Sometimes when big corporations downsize in one area, there are still jobs available in other sectors within the same company. If your skills are sharp and you are versatile, and you’re doing all the things I mentioned above, you could be ready to move laterally to some other area. You’re ready to hit the ground running with your toolbox of skills, if need be.

It all comes down to learning and growing. Develop the best you that you can. In today’s employment scene, almost everyone will need to look for a job, many of us sooner rather than later. If you’re prepared and confident, the process will be so much easier. Confidence and self-worth go a long way toward making opportunities happen. At various times, I’ve done all of these things. Sometimes it was hard. Some parts were easier or harder than others. Some of it was sheer torture. But I did it. I put one foot in front of the other until it got easier.

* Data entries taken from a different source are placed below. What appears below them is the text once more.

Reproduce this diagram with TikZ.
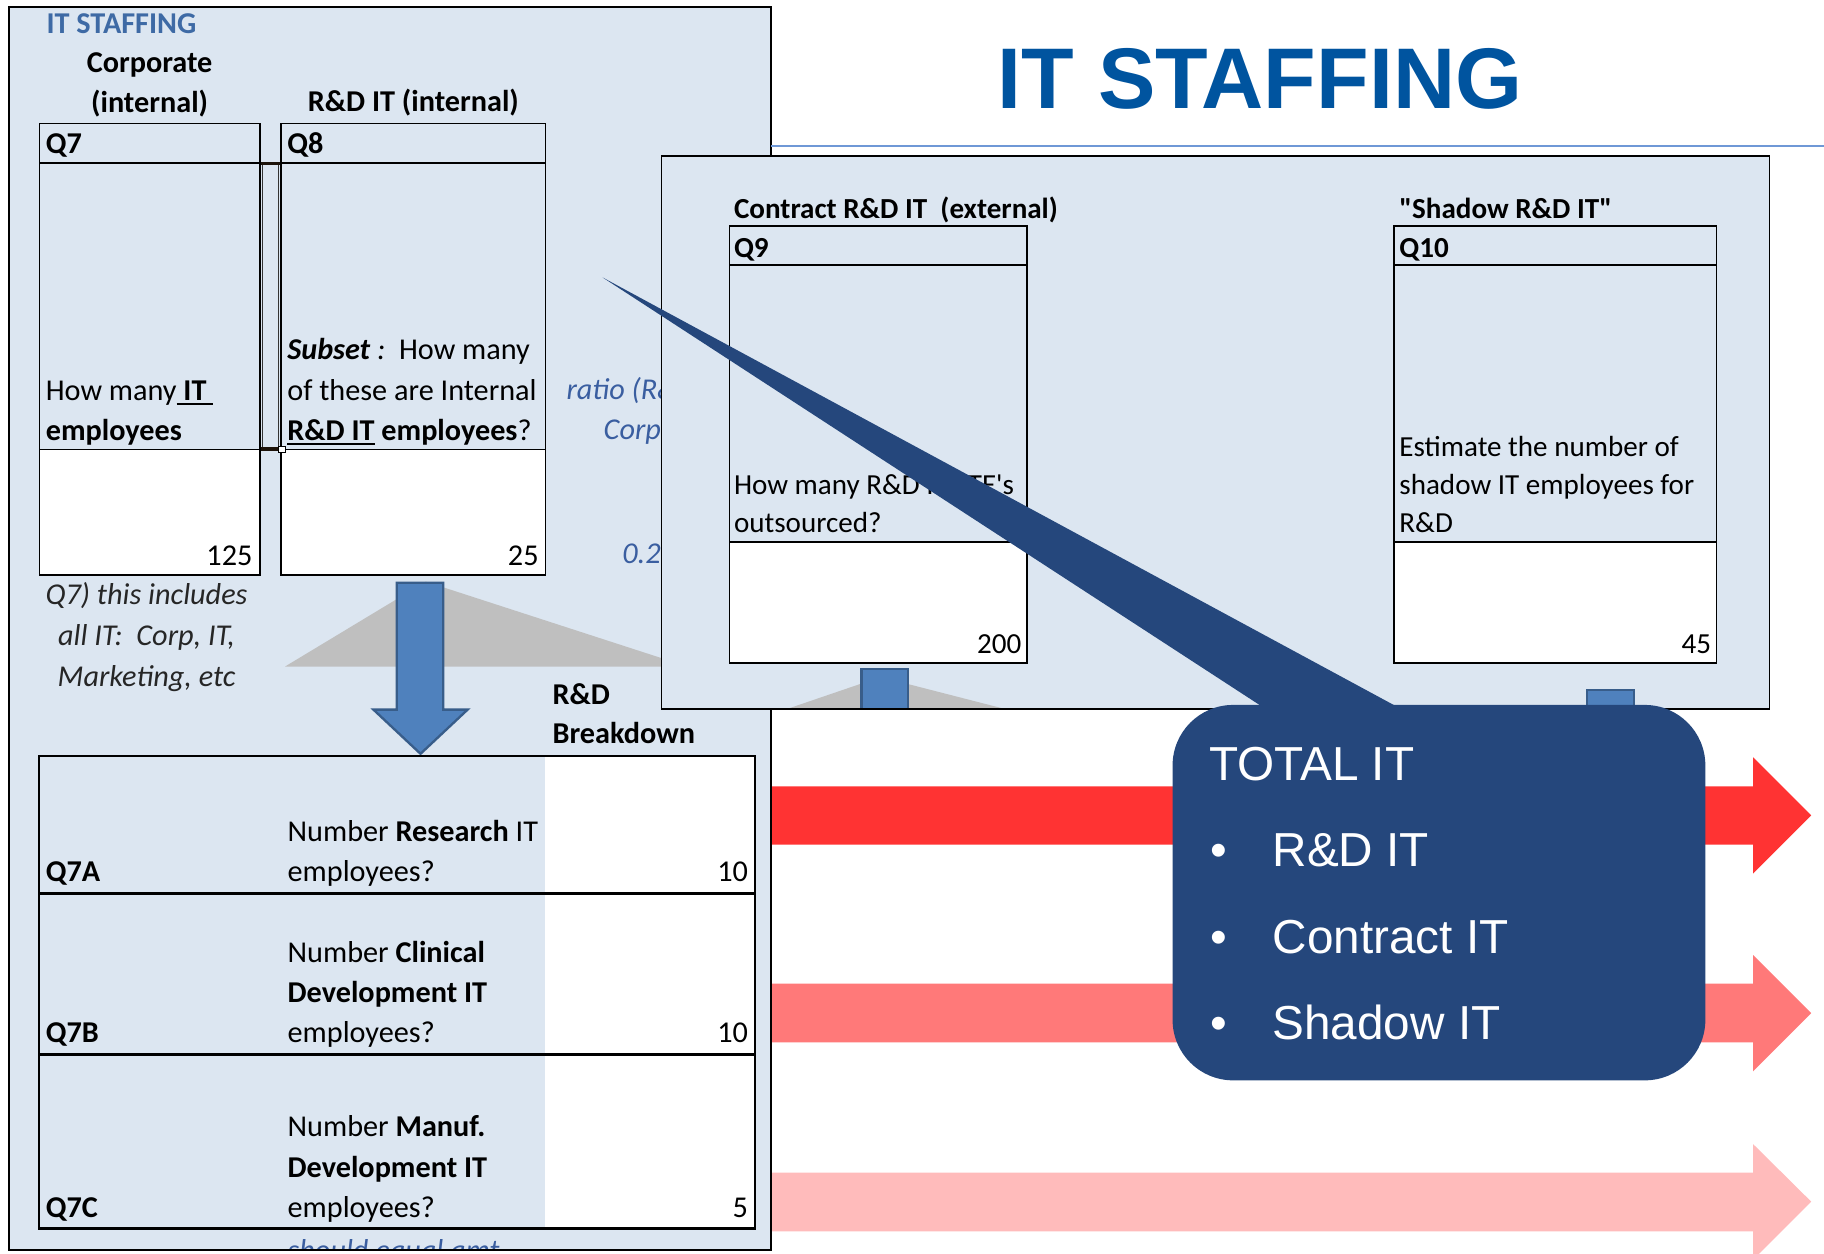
\documentclass[tikz,border=0pt]{standalone}
\usepackage{fontspec}
\setmainfont{Carlito}[Ligatures=TeXOff]
\newfontfamily\arialf{Liberation Sans}
\definecolor{panel}{RGB}{220,230,241}
\definecolor{qblue}{RGB}{79,129,189}
\definecolor{qbluedk}{RGB}{56,93,138}
\definecolor{gtri}{RGB}{191,191,191}
\definecolor{redA}{RGB}{255,51,51}
\definecolor{redB}{RGB}{255,121,121}
\definecolor{redC}{RGB}{255,187,187}
\definecolor{callout}{RGB}{37,71,124}
\definecolor{titleblue}{RGB}{0,84,159}
\definecolor{smallblue}{RGB}{62,106,165}
\definecolor{ruleblue}{RGB}{111,152,214}
\definecolor{noteblue}{RGB}{58,94,160}
\definecolor{notegray}{RGB}{38,38,38}
\newcommand{\cfs}{\fontsize{26}{34.6}\selectfont}
\newcommand{\cfr}{\fontsize{25}{33}\selectfont}
\newcommand{\thickul}[1]{\setbox0\hbox{#1}\leavevmode\rlap{\rule[-4.2pt]{\wd0}{2pt}}\box0}
\begin{document}
\begin{tikzpicture}[x=1pt,y=-1pt,
  txt/.style={inner sep=0pt, outer sep=0pt, anchor=base west, align=left, font=\cfs},
  rtxt/.style={txt, font=\cfr},
  btxt/.style={txt, font=\cfs\bfseries},
  rbtxt/.style={txt, font=\cfr\bfseries},
  itxt/.style={txt, font=\cfs\itshape},
  ctxt/.style={inner sep=0pt, outer sep=0pt, anchor=base, align=center, font=\cfs\bfseries},
  num/.style={inner sep=0pt, outer sep=0pt, anchor=base east, font=\cfs},
  rnum/.style={num, font=\cfr},
  qline/.style={draw=black, line width=1.3pt},
  blockarrow/.style={fill=qblue, draw=qbluedk, line width=2pt, line join=miter},
  bignote/.style={inner sep=0pt, outer sep=0pt, font=\arialf\fontsize{41}{48}\selectfont, text=white}
]
\useasboundingbox (0,0) rectangle (1568,1078);
\fill[white] (0,0) rectangle (1568,1078);

% red arrows (behind everything)
\fill[redA] (640,676) -- (1507,676) -- (1507,651) -- (1557,701) -- (1507,751) -- (1507,726) -- (640,726) -- cycle;
\fill[redB] (640,845.5) -- (1507,845.5) -- (1507,821) -- (1557,871) -- (1507,921) -- (1507,896) -- (640,896) -- cycle;
\fill[redC] (640,1008) -- (1507,1008) -- (1507,983.5) -- (1557,1033) -- (1507,1083) -- (1507,1058.5) -- (640,1058.5) -- cycle;

% ---------------- left panel ----------------
\fill[panel] (7.7,6) rectangle (663,1074.5);
\begin{scope}
\clip (7.7,6) rectangle (663,1074.5);
\node[btxt, text=smallblue] (smalltitle) at (40,28.7) {IT STAFFING};
\node[ctxt] (corp) at (128.6,96.5) {Corporate\\(internal)};
\node[ctxt] (rdint) at (355.3,96) {R\&D IT (internal)};

% Q7 box
\fill[white] (34,386.6) rectangle (223.3,494.5);
\draw[qline] (34,106) rectangle (223.3,494.5);
\draw[qline] (34,140) -- (223.3,140);
\draw[qline] (34,386.6) -- (223.3,386.6);
% Q8 box
\fill[white] (241.7,386.6) rectangle (469,494.5);
\draw[qline] (241.7,106) rectangle (469,494.5);
\draw[qline] (241.7,140) -- (469,140);
\draw[qline] (241.7,386.6) -- (469,386.6);
% selection bracket between Q7 and Q8
\draw[black!80, line width=0.8pt] (225.3,140) rectangle (239.7,386.6);
\draw[black!85!brown, line width=3pt] (224,140.5) -- (241,140.5);
\draw[black!85!brown, line width=3pt] (224,386) -- (241,386);
\draw[fill=white, draw=black, line width=0.8pt] (239.7,383.6) rectangle (245,389);

\node[btxt] (q7lab) at (39.4,131.6) {Q7};
\node[txt] (q7q) at (39.4,378.5) {How many\thickul{ \textbf{IT} }\\\textbf{employees}};
\node[num] (q7n) at (217,486) {125};
\node[btxt] (q8lab) at (247,131.6) {Q8};
\node[txt] (q8q) at (247,378.5) {\textbf{\textit{Subset}}\textit{ :}\ \ How many\\of these are Internal\\\thickul{\textbf{R\&D IT}}\textbf{ employees}?};
\node[num] (q8n) at (463,486) {25};

\node[itxt, text=noteblue] (ratio1) at (487,343) {ratio (R\&D};
\node[itxt, text=noteblue] (ratio2) at (519,378) {Corp};
\node[itxt, text=noteblue] (ratio3) at (535,484) {0.2};

\node[inner sep=0pt, anchor=base, align=center, font=\fontsize{26}{35.2}\selectfont\itshape, text=notegray] (q7note) at (126,590) {Q7) this includes\\all IT:\ \ Corp, IT,\\Marketing, etc};

% gray triangle and down arrow
\fill[gtri] (245,573) -- (366,500) -- (591,573) -- cycle;
\draw[blockarrow] (341,501) -- (381,501) -- (381,610) -- (402,610) -- (361.5,648) -- (321,610) -- (341,610) -- cycle;

\node[txt, font=\fontsize{26}{33.6}\selectfont\bfseries] (rdbreak) at (475,639.5) {R\&D\\Breakdown};

% breakdown table
\fill[white] (468.4,650) rectangle (649,1056.3);
\draw[line width=2.3pt] (33.4,650) rectangle (649,1056.3);
\draw[line width=2.3pt] (33.4,768) -- (649,768);
\draw[line width=2.3pt] (33.4,906.7) -- (649,906.7);

\node[btxt] (q7a) at (39.4,757.6) {Q7A};
\node[txt] (q7aq) at (247.3,757.6) {Number \textbf{Research} IT\\employees?};
\node[num] (q7an) at (643,757.6) {10};
\node[btxt] (q7b) at (39.4,896.4) {Q7B};
\node[txt] (q7bq) at (247.3,896.4) {Number \textbf{Clinical}\\\textbf{Development IT}\\employees?};
\node[num] (q7bn) at (643,896.4) {10};
\node[btxt] (q7c) at (39.4,1046.6) {Q7C};
\node[txt] (q7cq) at (247.3,1046.6) {Number \textbf{Manuf.}\\\textbf{Development IT}\\employees?};
\node[num] (q7cn) at (643,1046.6) {5};
\node[itxt, text=noteblue] (shouldeq) at (247.3,1084) {should equal amt};
\end{scope}
\draw[line width=1.3pt] (7.7,6) rectangle (663,1074.5);

% ---------------- title ----------------
\node[inner sep=0pt, anchor=base, font=\arialf\bfseries\fontsize{74}{80}\selectfont, text=titleblue] (title) at (1083,93.6) {IT STAFFING};
\draw[ruleblue, line width=1.8pt] (663,125.5) -- (1568,125.5);

% ---------------- right panel ----------------
\fill[panel] (568.5,134) rectangle (1521,609.5);
\begin{scope}
\clip (568.5,134) rectangle (1521,609.5);
\node[rbtxt] (contract) at (631,187.5) {Contract R\&D IT\ \ (external)};
\fill[white] (627,466) rectangle (883,570);
\draw[qline] (627,194.5) rectangle (883,570);
\draw[qline] (627,228) -- (883,228);
\draw[qline] (627,466) -- (883,466);
\node[rbtxt] (q9lab) at (631,221) {Q9};
\node[rtxt] (q9q) at (631,458) {How many R\&D IT FTE's\\outsourced?};
\node[rnum] (q9n) at (878,562) {200};

\node[rbtxt] (shadow) at (1203,187.5) {"Shadow R\&D IT"};
\fill[white] (1198.5,466) rectangle (1475.5,570);
\draw[qline] (1198.5,194.5) rectangle (1475.5,570);
\draw[qline] (1198.5,228) -- (1475.5,228);
\draw[qline] (1198.5,466) -- (1475.5,466);
\node[rbtxt] (q10lab) at (1203,221) {Q10};
\node[rtxt] (q10q) at (1203,458) {Estimate the number of\\shadow IT employees for\\R\&D};
\node[rnum] (q10n) at (1471,562) {45};

\fill[gtri] (675,610) -- (757,582) -- (866,610) -- cycle;
\draw[blockarrow] (740.5,575) rectangle (780.5,614);
\draw[blockarrow] (1364.5,593) rectangle (1404.5,614);
\end{scope}
\draw[line width=1.3pt] (568.5,134) rectangle (1521,609.5);

% ---------------- callout ----------------
\fill[callout] (518,238.5) -- (1135,640) -- (1261,640) -- cycle;
\fill[callout, rounded corners=52pt] (1008,606) rectangle (1466,928.7);
\node[bignote, anchor=base west] (totalit) at (1039.6,671) {TOTAL IT};
\node[bignote, anchor=base] (b1) at (1047.5,745) {•};
\node[bignote, anchor=base west] (rdit) at (1094,745) {R\&D IT};
\node[bignote, anchor=base] (b2) at (1047.5,820) {•};
\node[bignote, anchor=base west] (contractit) at (1094,820) {Contract IT};
\node[bignote, anchor=base] (b3) at (1047.5,893.7) {•};
\node[bignote, anchor=base west] (shadowit) at (1094,893.7) {Shadow IT};
\end{tikzpicture}
\end{document}
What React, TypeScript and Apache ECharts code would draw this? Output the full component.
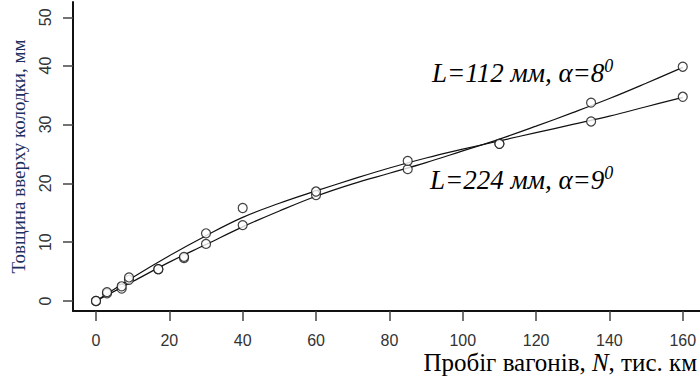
import React, { useEffect, useRef } from "react";
import * as echarts from "echarts";

// Measured points (N, thickness)
const pointsL112: [number, number][] = [
  [0, 0], [3, 1.3], [7, 2.1], [9, 3.6], [17, 5.4], [24, 7.3], [30, 9.7],
  [40, 12.9], [60, 18.0], [85, 22.4], [110, 26.7], [135, 33.7], [160, 39.8],
];
const pointsL224: [number, number][] = [
  [0, 0], [3, 1.5], [7, 2.5], [9, 4.0], [17, 5.4], [24, 7.5], [30, 11.5],
  [40, 15.8], [60, 18.6], [85, 23.8], [110, 26.7], [135, 30.5], [160, 34.7],
];
// Fitted curves
const curveL112: [number, number][] = [
  [0, 0], [10, 3.3], [20, 6.6], [30, 9.6], [40, 12.6], [50, 15.3], [60, 17.8],
  [70, 19.9], [80, 21.7], [90, 23.5], [100, 25.5], [110, 27.5], [120, 29.7],
  [130, 32.0], [140, 34.4], [150, 37.0], [160, 39.7],
];
const curveL224: [number, number][] = [
  [0, 0], [10, 4.0], [20, 7.7], [30, 11.1], [40, 14.2], [50, 16.6], [60, 18.7],
  [70, 20.7], [80, 22.6], [90, 24.3], [100, 25.8], [110, 27.2], [120, 28.6],
  [130, 30.0], [140, 31.4], [150, 33.0], [160, 34.6],
];
const xTicks = [0, 20, 40, 60, 80, 100, 120, 140, 160];
const yTickLabels = [0, 10, 20, 30, 40, 50];
// the reference draws its top tick slightly below the linear position of 50
const yTickPositions = [0, 10, 20, 30, 40, 48.2];

const labelL112 = "L=112 мм, α=8";
const labelL224 = "L=224 мм, α=9";
const xTitle = ["Пробіг вагонів, ", "N", ", тис. км"];
const yTitle = "Товщина вверху колодки, мм";

export default function App() {
  const ref = useRef<HTMLDivElement>(null);
  useEffect(() => {
    document.body.style.margin = "0";
    const chart = echarts.init(ref.current!, null, { renderer: "svg" });
    const serif = "'Liberation Serif', 'Times New Roman', serif";
    const sans = "'Liberation Sans', Arial, sans-serif";
    const lineStyle = { color: "#111", width: 1.2 };
    const scatterStyle = { color: "#fff", borderColor: "#111", borderWidth: 1.2 };
    const annRich = {
      m: { fontFamily: serif, fontStyle: "italic", fontSize: 27, color: "#000", lineHeight: 32 },
      s: { fontFamily: serif, fontStyle: "italic", fontSize: 18, color: "#000", verticalAlign: "top", lineHeight: 32 },
    };
    chart.setOption({
      animation: false,
      grid: { left: 73, right: 0, top: 2, bottom: 73, containLabel: false },
      xAxis: {
        type: "value",
        min: -6.27,
        max: 164.7,
        splitLine: { show: false },
        axisLine: { show: true, onZero: false, lineStyle: { color: "#111", width: 2 } },
        axisTick: { show: true, customValues: xTicks, length: 10, lineStyle: { color: "#444", width: 1.5 } },
        axisLabel: { customValues: xTicks, fontFamily: sans, fontSize: 16, color: "#333", margin: 21 },
      },
      yAxis: {
        type: "value",
        min: -1.7,
        max: 50.8,
        splitLine: { show: false },
        axisLine: { show: true, onZero: false, lineStyle: { color: "#111", width: 2 } },
        axisTick: { show: true, customValues: yTickPositions, length: 10, lineStyle: { color: "#444", width: 1.5 } },
        axisLabel: {
          customValues: yTickPositions,
          rotate: 90,
          fontFamily: sans,
          fontSize: 16,
          color: "#333",
          margin: 20,
          formatter: (v: number) => {
            const i = yTickPositions.indexOf(v);
            return i >= 0 ? String(yTickLabels[i]) : "";
          },
        },
        name: yTitle,
        nameLocation: "middle",
        nameGap: 45,
        nameTextStyle: { fontFamily: serif, fontSize: 19, color: "#1b2f60" },
      },
      series: [
        { type: "line", data: curveL112, smooth: 0.4, showSymbol: false, lineStyle, z: 2 },
        { type: "line", data: curveL224, smooth: 0.4, showSymbol: false, lineStyle, z: 2 },
        { type: "scatter", data: pointsL112, symbol: "circle", symbolSize: 9, itemStyle: scatterStyle, z: 3 },
        { type: "scatter", data: pointsL224, symbol: "circle", symbolSize: 9, itemStyle: scatterStyle, z: 3 },
      ],
      graphic: [
        {
          type: "text",
          left: 432,
          top: 57,
          style: { text: `{m|${labelL112}}{s|0}`, rich: annRich },
        },
        {
          type: "text",
          left: 430,
          top: 164,
          style: { text: `{m|${labelL224}}{s|0}`, rich: annRich },
        },
        {
          type: "text",
          right: 3,
          top: 350,
          style: {
            text: `{a|${xTitle[0]}}{b|${xTitle[1]}}{a|${xTitle[2]}}`,
            rich: {
              a: { fontFamily: serif, fontSize: 25, color: "#111" },
              b: { fontFamily: serif, fontSize: 25, fontStyle: "italic", color: "#111" },
            },
          },
        },
      ],
    });
    return () => chart.dispose();
  }, []);
  return <div ref={ref} style={{ width: 700, height: 384 }} />;
}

So, do you wonder what this has to do with corporate America? Does it sound like I’m off topic? The fact is that corporate America isn’t perfect and often needs help. When they have lay-offs, it is because something isn’t quite right. A strategic plan or a projection has gone awry. Profits are down and shareholders are mad. The work ethic isn’t quite everything it once was. You probably already know that. There are a lot of things needed to buoy it up, reengineer it, fix it, and that will strengthen our corporations. And some of it will be a grass roots effort – getting good workers at the entry and lower levels, who can take initiative, be promoted and solve problems. Not only do all these efforts improve you and your self worth, they go a long way toward strengthening large organizations. Ghandi said “be the change you want to see in the world.” Paraphrased, you can be the change you want to see in corporate America. I’d like to see the work ethic come storming back, stronger than ever. And it could start with a few stalwart folks and new college grads who’ve done their homework, fine-tuned their skills, and shown up to stay the course. Wouldn’t we all like to be a part of that?